The average base salary for radiologists continues to grow, checking in at $387,000, up 4.3% from $371,000 in 2017/2018, according to a new report from Merritt Hawkins.
Radiologists’ average starting salary is in the middle of the pack in medicine, ranking 11th out of the 22 specialties included in the 2019 Review of Physician and Advanced Practitioner Recruiting Incentives. The 26th annual report is based off a sample of 3,131 permanent physician and advanced practitioner search assignments performed between April 2018 and March 2019.
While radiologists may not earn the starting salary of those at the top of the list—invasive cardiologists ($648,000) and orthopedic surgeons ($536,000)—it ranked as the fourth most requested physician search assignment for the second straight year. Family medicine, psychiatry and OB/GYN were the top three requested assignments.
Radiology’s popularity may be welcoming news after the specialty saw a significant drop due in part to the recession in 2007, alongside growth in domestic and offshore teleradiology, the report stated.
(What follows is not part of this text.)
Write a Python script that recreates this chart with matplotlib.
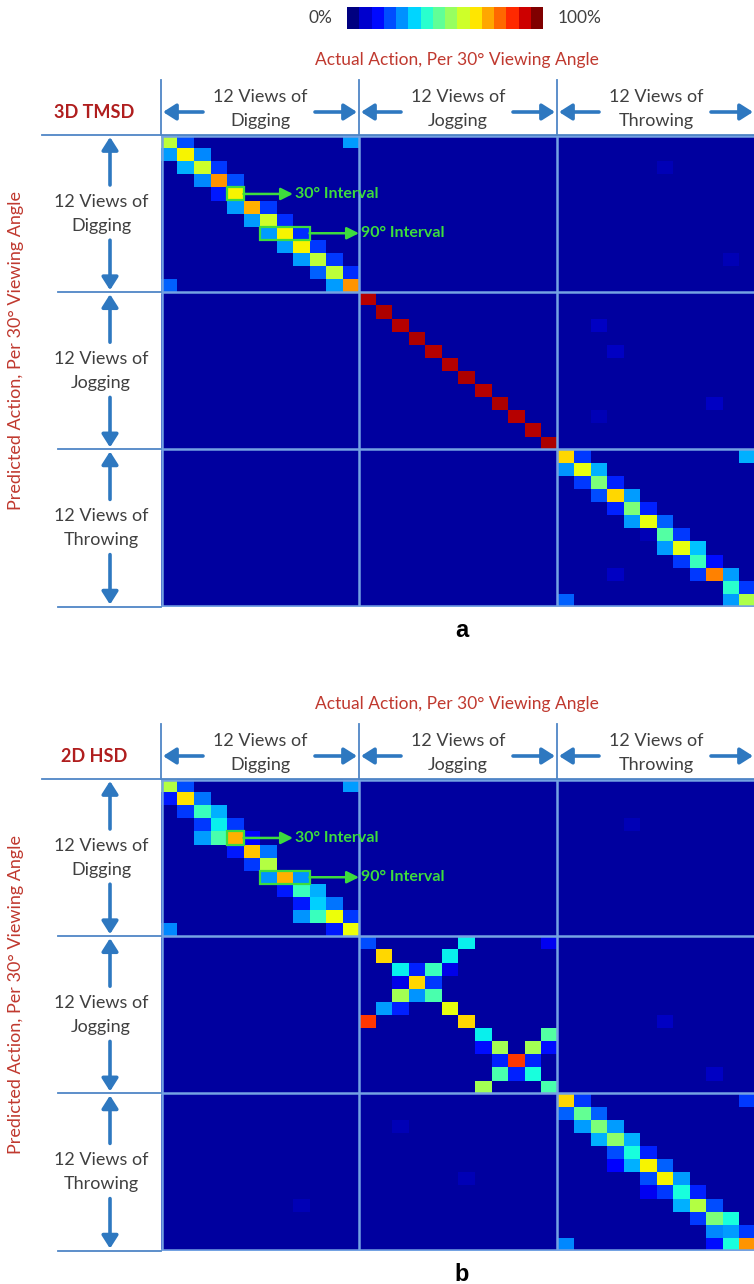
import numpy as np
import matplotlib
matplotlib.use("Agg")
import matplotlib.pyplot as plt
from matplotlib.patches import Rectangle
from matplotlib.colors import Normalize
from matplotlib.cm import ScalarMappable

plt.rcParams["font.family"] = ["Lato", "DejaVu Sans"]

# ---------------------------------------------------------------- data
actions = ["Digging", "Jogging", "Throwing"]
n_views = 12
methods = ["3D TMSD", "2D HSD"]
panel_letters = ["a", "b"]
background = 0.03

# (row, col, value) inside each diagonal 12x12 block
a_digging = [(0, 0, .58), (0, 1, .20), (0, 11, .28),
             (1, 0, .28), (1, 1, .65), (1, 2, .26),
             (2, 1, .30), (2, 2, .60), (2, 3, .18),
             (3, 2, .26), (3, 3, .75), (3, 4, .20),
             (4, 3, .15), (4, 4, .65),
             (5, 4, .28), (5, 5, .72), (5, 6, .18),
             (6, 5, .28), (6, 6, .60), (6, 7, .17),
             (7, 6, .28), (7, 7, .65), (7, 8, .17),
             (8, 7, .28), (8, 8, .65), (8, 9, .18),
             (9, 8, .28), (9, 9, .58), (9, 10, .18),
             (10, 9, .22), (10, 10, .58), (10, 11, .17),
             (11, 0, .22), (11, 10, .28), (11, 11, .75)]
a_jogging_diag = [.95, .96, .95, .96, .95, .95, .96, .95, .96, .95, .95, .96]
a_throwing = [(0, 0, .68), (0, 1, .18), (0, 11, .30),
              (1, 0, .27), (1, 1, .63), (1, 2, .30),
              (2, 1, .18), (2, 2, .50), (2, 3, .16),
              (3, 2, .20), (3, 3, .68), (3, 4, .28),
              (4, 3, .16), (4, 4, .50), (4, 5, .16),
              (5, 4, .28), (5, 5, .63), (5, 6, .22),
              (6, 5, .16), (6, 6, .45), (6, 7, .18),
              (7, 6, .28), (7, 7, .63), (7, 8, .32),
              (8, 7, .18), (8, 8, .42), (8, 9, .14),
              (9, 8, .18), (9, 9, .77), (9, 10, .28),
              (10, 10, .40), (10, 11, .18),
              (11, 0, .22), (11, 10, .28), (11, 11, .56)]

b_digging = [(0, 0, .57), (0, 1, .20), (0, 11, .28),
             (1, 0, .15), (1, 1, .67), (1, 2, .24),
             (2, 1, .18), (2, 2, .42), (2, 3, .30),
             (3, 2, .18), (3, 3, .36), (3, 4, .18),
             (4, 2, .28), (4, 3, .44), (4, 4, .72), (4, 5, .12),
             (5, 4, .15), (5, 5, .70), (5, 6, .24),
             (6, 5, .18), (6, 6, .57),
             (7, 6, .27), (7, 7, .72), (7, 8, .27),
             (8, 7, .15), (8, 8, .42), (8, 9, .30),
             (9, 8, .15), (9, 9, .33), (9, 10, .24),
             (10, 8, .27), (10, 9, .42), (10, 10, .64), (10, 11, .18),
             (11, 0, .26), (11, 10, .15), (11, 11, .64)]
b_jogging = [(0, 0, .20), (0, 6, .36), (0, 11, .10),
             (1, 1, .68), (1, 5, .36),
             (2, 2, .36), (2, 3, .16), (2, 4, .42), (2, 5, .09),
             (3, 2, .09), (3, 3, .68), (3, 4, .18),
             (4, 2, .55), (4, 3, .27), (4, 4, .44),
             (5, 1, .28), (5, 2, .16), (5, 5, .63),
             (6, 0, .85), (6, 6, .68),
             (7, 7, .36), (7, 11, .45),
             (8, 7, .14), (8, 8, .55), (8, 10, .55), (8, 11, .14),
             (9, 8, .16), (9, 9, .85), (9, 10, .16),
             (10, 8, .44), (10, 9, .16), (10, 10, .38),
             (11, 7, .55), (11, 11, .44)]
b_throwing = [(0, 0, .68), (0, 1, .18), (0, 11, .18),
              (1, 0, .22), (1, 1, .47), (1, 2, .22),
              (2, 1, .28), (2, 2, .50), (2, 3, .28),
              (3, 2, .30), (3, 3, .52), (3, 4, .30),
              (4, 3, .20), (4, 4, .38), (4, 5, .16),
              (5, 3, .12), (5, 4, .30), (5, 5, .65), (5, 6, .22),
              (6, 5, .20), (6, 6, .65), (6, 7, .28),
              (7, 5, .10), (7, 6, .18), (7, 7, .38), (7, 8, .16),
              (8, 7, .30), (8, 8, .57), (8, 9, .20),
              (9, 8, .18), (9, 9, .50), (9, 10, .38),
              (10, 9, .26), (10, 10, .28), (10, 11, .18),
              (11, 0, .26), (11, 9, .14), (11, 10, .38), (11, 11, .75)]

# faint off-block confusions, full 36x36 indices
a_faint = [(2, 30, .05), (9, 34, .05), (14, 26, .06), (16, 27, .06),
           (20, 33, .06), (21, 26, .05), (30, 29, .05), (33, 27, .06)]
b_faint = [(3, 28, .05), (18, 30, .06), (22, 33, .06), (26, 14, .05),
           (30, 18, .05), (32, 8, .05)]

# green annotation: (row, first col, n cells, label)
intervals = [(4, 4, 1, "30° Interval"), (7, 6, 3, "90° Interval")]


def build(blocks, faint):
    m = np.full((36, 36), background)
    for k, cells in enumerate(blocks):
        for r, c, v in cells:
            m[k * n_views + r, k * n_views + c] = v
    for r, c, v in faint:
        m[r, c] = v
    return m


a_jogging = [(i, i, v) for i, v in enumerate(a_jogging_diag)]
mats = [build([a_digging, a_jogging, a_throwing], a_faint),
        build([b_digging, b_jogging, b_throwing], b_faint)]

# ---------------------------------------------------------------- layout (pixels)
W, H = 754, 1284
x0, cw, ch = 161.0, 16.5, 13.1
tops = [135.0, 779.0]
blk_w, blk_h = n_views * cw, n_views * ch

grid_c = "#74a2e2"
line_c = "#4f86c6"
arrow_c = "#2e78c0"
text_c = "#404040"
red_c = "#c0392f"
green_c = "#3ddc3d"

fig = plt.figure(figsize=(W / 100, H / 100), dpi=100)
ov = fig.add_axes([0, 0, 1, 1], zorder=5)
ov.set_xlim(0, W)
ov.set_ylim(H, 0)
ov.axis("off")

aprops = dict(arrowstyle="-|>,head_length=0.55,head_width=0.35", color=arrow_c,
              lw=2.6, shrinkA=0, shrinkB=0, mutation_scale=14)

for p, top in enumerate(tops):
    mat = mats[p]
    ax = fig.add_axes([x0 / W, 1 - (top + 3 * blk_h) / H, 36 * cw / W, 3 * blk_h / H])
    ax.imshow(mat, cmap="jet", vmin=0, vmax=1, aspect="auto", interpolation="nearest")
    ax.set_xticks([])
    ax.set_yticks([])
    for s in ax.spines.values():
        s.set_visible(False)
    for b in [11.5, 23.5]:
        ax.axvline(b, color=grid_c, lw=1.8)
        ax.axhline(b, color=grid_c, lw=1.8)
    ax.axhline(35.45, color=grid_c, lw=1.8)
    ax.axvline(-0.45, color=grid_c, lw=1.8)
    ax.axhline(-0.45, color=grid_c, lw=1.8)

    # green interval boxes
    for r, c, n, lab in intervals:
        ax.add_patch(Rectangle((c - 0.5, r - 0.5), n, 1, fill=False,
                               edgecolor=green_c, lw=1.6))
        tx = c - 0.5 + n + 3.1
        ax.annotate("", xy=(tx - 0.1, r), xytext=(c - 0.5 + n, r),
                    arrowprops=dict(arrowstyle="-|>,head_length=0.6,head_width=0.3",
                                    color=green_c, lw=1.8, shrinkA=0, shrinkB=0,
                                    mutation_scale=12), annotation_clip=False)
        ax.text(tx, r, lab, color=green_c, fontsize=11.5, fontweight="bold",
                ha="left", va="center")

    # header (actual)
    ov.text(457, top - 75, "Actual Action, Per 30° Viewing Angle", color=red_c,
            fontsize=12.5, ha="center", va="center")
    ov.text(94, top - 23, methods[p], color="#b01e1e", fontsize=13,
            fontweight="bold", ha="center", va="center")
    ov.plot([42, W], [top, top], color=line_c, lw=1.3)
    for k, act in enumerate(actions):
        L = x0 + k * blk_w
        R = L + blk_w
        ov.plot([L, L], [top - 55, top], color=line_c, lw=1.3)
        ov.annotate("", xy=(L + 2, top - 23), xytext=(L + 42, top - 23), arrowprops=aprops)
        ov.annotate("", xy=(R - 2, top - 23), xytext=(R - 44, top - 23), arrowprops=aprops)
        ov.text(L + blk_w / 2, top - 38, "12 Views of", color=text_c, fontsize=13,
                ha="center", va="center")
        ov.text(L + blk_w / 2, top - 14, act, color=text_c, fontsize=13,
                ha="center", va="center")

    # side (predicted)
    for k, act in enumerate(actions):
        T = top + k * blk_h
        B = T + blk_h
        mid = (T + B) / 2
        ov.plot([58, x0], [B, B], color=line_c, lw=1.3)
        ov.annotate("", xy=(110, T + 2), xytext=(110, T + 50), arrowprops=aprops)
        ov.annotate("", xy=(110, B - 2), xytext=(110, B - 52), arrowprops=aprops)
        ov.text(101, mid - 12, "12 Views of", color=text_c, fontsize=13,
                ha="center", va="center")
        ov.text(101, mid + 12, act, color=text_c, fontsize=13,
                ha="center", va="center")
    ov.text(16, top + 215, "Predicted Action, Per 30° Viewing Angle", color=red_c,
            fontsize=13, rotation=90, ha="center", va="center")

    ov.text(462, top + 3 * blk_h + 24, panel_letters[p], fontsize=17,
            fontweight="bold", family="Liberation Sans", ha="center", va="center")

# colour bar on top
cax = fig.add_axes([347 / W, 1 - 29 / H, 196 / W, 22 / H])
sm = ScalarMappable(norm=Normalize(0, 1), cmap=plt.get_cmap("jet", 16))
cb = fig.colorbar(sm, cax=cax, orientation="horizontal")
cb.set_ticks([])
cb.outline.set_visible(False)
ov.text(332, 18, "0%", color=text_c, fontsize=12.5, ha="right", va="center")
ov.text(558, 18, "100%", color=text_c, fontsize=12.5, ha="left", va="center")

fig.savefig("out.png", dpi=100)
“Renewed demand for radiologists was inevitable, however, because imaging remains central to diagnostic and procedural work in today’s healthcare system, in which very little transpires without a picture,” the report read. “The importance of radiology is enhanced with each technological advance (including artificial intelligence) that makes imaging techniques more varied and effective.”
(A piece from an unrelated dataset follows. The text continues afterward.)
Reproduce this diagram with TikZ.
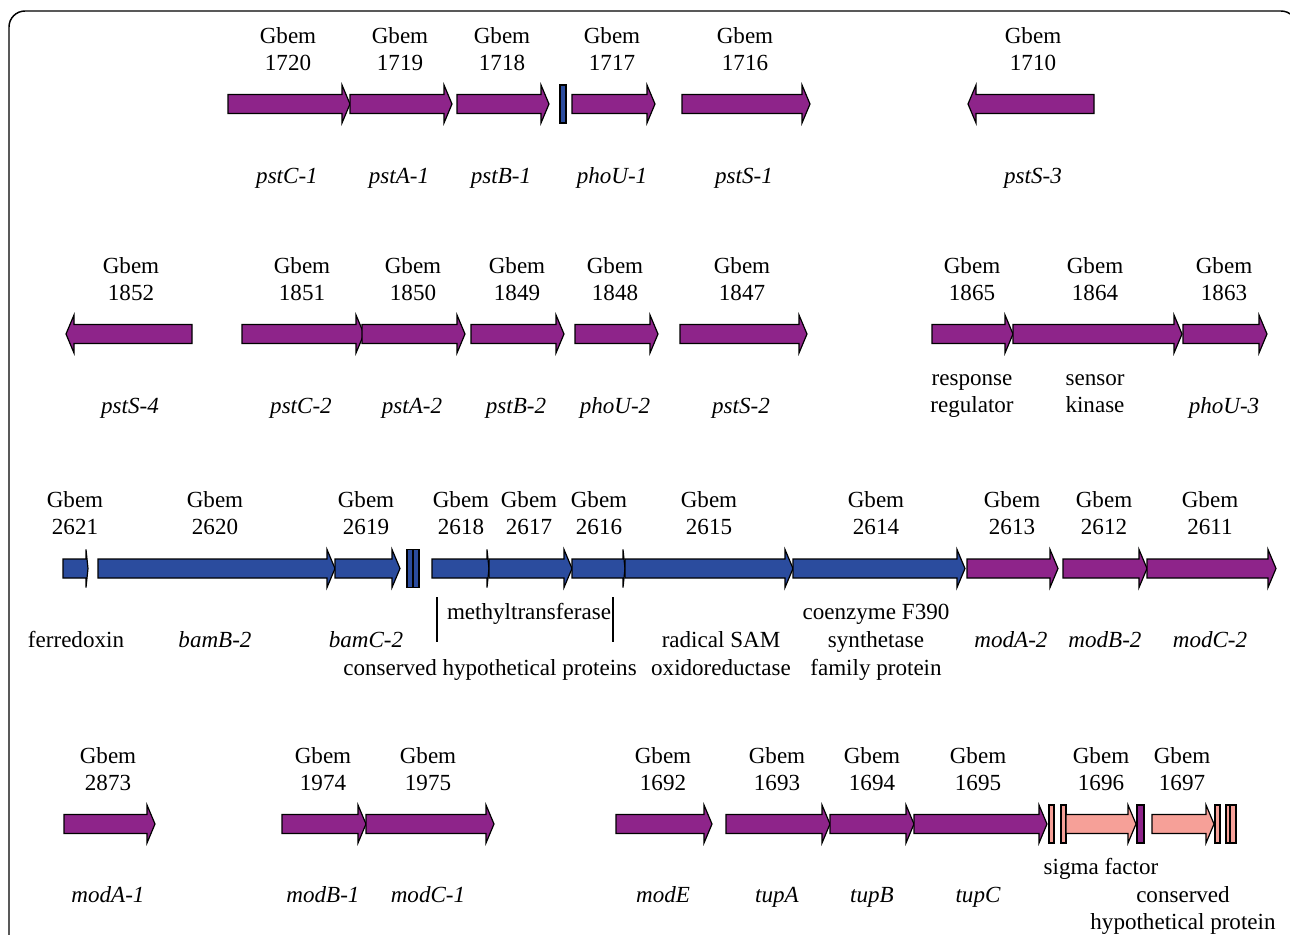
\documentclass[tikz,border=0pt]{standalone}
\usepackage{fontspec}
\setmainfont{Liberation Serif}
\definecolor{gpurple}{RGB}{142,36,138}
\definecolor{gblue}{RGB}{43,76,158}
\definecolor{gpink}{RGB}{246,160,152}
\tikzset{
  genestyle/.style={draw=black, line width=0.9pt, line join=miter},
  lbl/.style={anchor=base, inner sep=0pt, font=\fontsize{17.3}{20}\selectfont},
  nm/.style={anchor=base, inner sep=0pt, font=\fontsize{17.3}{20}\selectfont\itshape},
  brk/.style={draw=black, line width=0.8pt}
}
% right-pointing gene: [head length]{x1}{xtip}{yc}{colour}
\newcommand\gR[5][8]{\filldraw[genestyle, fill=#5] (#2,#4-9.5) -- (#3-#1,#4-9.5) -- (#3-#1,#4-19) -- (#3,#4) -- (#3-#1,#4+19) -- (#3-#1,#4+9.5) -- (#2,#4+9.5) -- cycle;}
% left-pointing gene: {xtip}{xright}{yc}{colour}
\newcommand\gL[4]{\filldraw[genestyle, fill=#4] (#1,#3) -- (#1+8,#3-19) -- (#1+8,#3-9.5) -- (#2,#3-9.5) -- (#2,#3+9.5) -- (#1+8,#3+9.5) -- (#1+8,#3+19) -- cycle;}
% small gene box
\newcommand\gB[4]{\filldraw[genestyle, fill=#4] (#1,#3-19) rectangle (#2,#3+19);}
% Gbem label: {x}{baseline}{number}
\newcommand\glab[3]{\node[lbl] (g#3) at (#1,#2) {Gbem}; \node[lbl] (n#3) at (#1,#2+27) {#3};}
\begin{document}
\begin{tikzpicture}[x=0.75pt,y=-0.75pt]
\useasboundingbox (0,0) rectangle (1290,935);
\begin{scope}
\clip (0,0) rectangle (1290,935);
\draw[line width=1.1pt, rounded corners=12] (9,11) rectangle (1297,970);
\end{scope}

% ---------- row 1 ----------
\gR{228}{350}{104}{gpurple}
\gR{350}{452}{104}{gpurple}
\gR{457}{549}{104}{gpurple}
\gB{560}{566}{104}{gblue}
\gR{572}{655}{104}{gpurple}
\gR{682}{810}{104}{gpurple}
\gL{968}{1094}{104}{gpurple}
\glab{288}{43}{1720}
\glab{400}{43}{1719}
\glab{502}{43}{1718}
\glab{612}{43}{1717}
\glab{745}{43}{1716}
\glab{1033}{43}{1710}
\node[nm] (pstC1) at (287,183) {pstC-1};
\node[nm] (pstA1) at (399,183) {pstA-1};
\node[nm] (pstB1) at (501,183) {pstB-1};
\node[nm] (phoU1) at (612,183) {phoU-1};
\node[nm] (pstS1) at (744,183) {pstS-1};
\node[nm] (pstS3) at (1033,183) {pstS-3};

% ---------- row 2 ----------
\gL{66}{192}{334}{gpurple}
\gR{242}{364}{334}{gpurple}
\gR{362}{465}{334}{gpurple}
\gR{471}{564}{334}{gpurple}
\gR{575}{658}{334}{gpurple}
\gR{680}{807}{334}{gpurple}
\gR{932}{1013}{334}{gpurple}
\gR{1013}{1182}{334}{gpurple}
\gR{1183}{1267}{334}{gpurple}
\glab{131}{273}{1852}
\glab{302}{273}{1851}
\glab{413}{273}{1850}
\glab{517}{273}{1849}
\glab{615}{273}{1848}
\glab{742}{273}{1847}
\glab{972}{273}{1865}
\glab{1095}{273}{1864}
\glab{1224}{273}{1863}
\node[nm] (pstS4) at (130,413) {pstS-4};
\node[nm] (pstC2) at (301,413) {pstC-2};
\node[nm] (pstA2) at (412,413) {pstA-2};
\node[nm] (pstB2) at (516,413) {pstB-2};
\node[nm] (phoU2) at (615,413) {phoU-2};
\node[nm] (pstS2) at (741,413) {pstS-2};
\node[lbl] (resp1) at (972,385) {response};
\node[lbl] (resp2) at (972,412) {regulator};
\node[lbl] (sens1) at (1095,385) {sensor};
\node[lbl] (sens2) at (1095,412) {kinase};
\node[nm] (phoU3) at (1224,413) {phoU-3};

% ---------- row 3 ----------
\gR[2]{63}{88}{568.5}{gblue}
\gR{98}{335}{568.5}{gblue}
\gR{335}{400}{568.5}{gblue}
\gB{407}{413}{568.5}{gblue}
\gB{413}{419}{568.5}{gblue}
\gR[2]{432}{489}{568.5}{gblue}
\gR{489}{572}{568.5}{gblue}
\gR[2]{572}{625}{568.5}{gblue}
\gR{625}{793}{568.5}{gblue}
\gR{793}{965}{568.5}{gblue}
\gR{967}{1058}{568.5}{gpurple}
\gR{1063}{1147}{568.5}{gpurple}
\gR{1147}{1276}{568.5}{gpurple}
\glab{75}{507}{2621}
\glab{215}{507}{2620}
\glab{366}{507}{2619}
\glab{461}{507}{2618}
\glab{529}{507}{2617}
\glab{599}{507}{2616}
\glab{709}{507}{2615}
\glab{876}{507}{2614}
\glab{1012}{507}{2613}
\glab{1104}{507}{2612}
\glab{1210}{507}{2611}
\node[lbl] (ferr) at (76,647) {ferredoxin};
\node[nm] (bamB2) at (215,647) {bamB-2};
\node[nm] (bamC2) at (366,647) {bamC-2};
\node[lbl] (meth) at (529,619) {methyltransferase};
\coordinate (bl1) at (437,597);
\coordinate (bl2) at (437,642);
\coordinate (br1) at (613,597);
\coordinate (br2) at (613,642);
\draw[brk] (bl1) -- (bl2);
\draw[brk] (br1) -- (br2);
\node[lbl] (chp) at (490,675) {conserved hypothetical proteins};
\node[lbl] (rsam1) at (721,647) {radical SAM};
\node[lbl] (rsam2) at (721,675) {oxidoreductase};
\node[lbl] (coe1) at (876,619) {coenzyme F390};
\node[lbl] (coe2) at (876,647) {synthetase};
\node[lbl] (coe3) at (876,675) {family protein};
\node[nm] (modA2) at (1011,647) {modA-2};
\node[nm] (modB2) at (1105,647) {modB-2};
\node[nm] (modC2) at (1210,647) {modC-2};

% ---------- row 4 ----------
\gR{64}{155}{824}{gpurple}
\gR{282}{366}{824}{gpurple}
\gR{366}{494}{824}{gpurple}
\gR{616}{712}{824}{gpurple}
\gR{726}{830}{824}{gpurple}
\gR{830}{914}{824}{gpurple}
\gR{914}{1047}{824}{gpurple}
\gB{1049}{1054}{824}{gpink}
\gB{1061}{1066}{824}{gpink}
\gR{1066}{1136}{824}{gpink}
\gB{1137}{1144}{824}{gpurple}
\gR{1152}{1214}{824}{gpink}
\gB{1215}{1220}{824}{gpink}
\gB{1226}{1230}{824}{gpink}
\gB{1230}{1236}{824}{gpink}
\glab{108}{763}{2873}
\glab{323}{763}{1974}
\glab{428}{763}{1975}
\glab{663}{763}{1692}
\glab{777}{763}{1693}
\glab{872}{763}{1694}
\glab{978}{763}{1695}
\glab{1101}{763}{1696}
\glab{1182}{763}{1697}
\node[nm] (modA1) at (108,902) {modA-1};
\node[nm] (modB1) at (323,902) {modB-1};
\node[nm] (modC1) at (428,902) {modC-1};
\node[nm] (modE) at (663,902) {modE};
\node[nm] (tupA) at (777,902) {tupA};
\node[nm] (tupB) at (872,902) {tupB};
\node[nm] (tupC) at (978,902) {tupC};
\node[lbl] (sigma) at (1101,874) {sigma factor};
\node[lbl] (chp2a) at (1183,902) {conserved};
\node[lbl] (chp2b) at (1183,929) {hypothetical protein};
\end{tikzpicture}
\end{document}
And demand is only expected to increase. Merritt Hawkins projected the demand for radiologists is projected to grow by 18% between 2013 and 2025.
“While demand remains strong for primary care physicians, specialists are increasingly needed to care for an older and sicker population,” said Travis Singleton, executive vice president of Merritt Hawkins, in a statement. “In some medical specialties, shortages are emerging that will pose a serious challenge to public health.”
That may become a harsh reality in radiology, where 53% of all diagnostic radiologists are 55 years old or older, compared to 42% of physicians overall.
“The shortage of medical specialists flies under the radar, but it is a serious public health concern that deserves more attention,” Singleton added.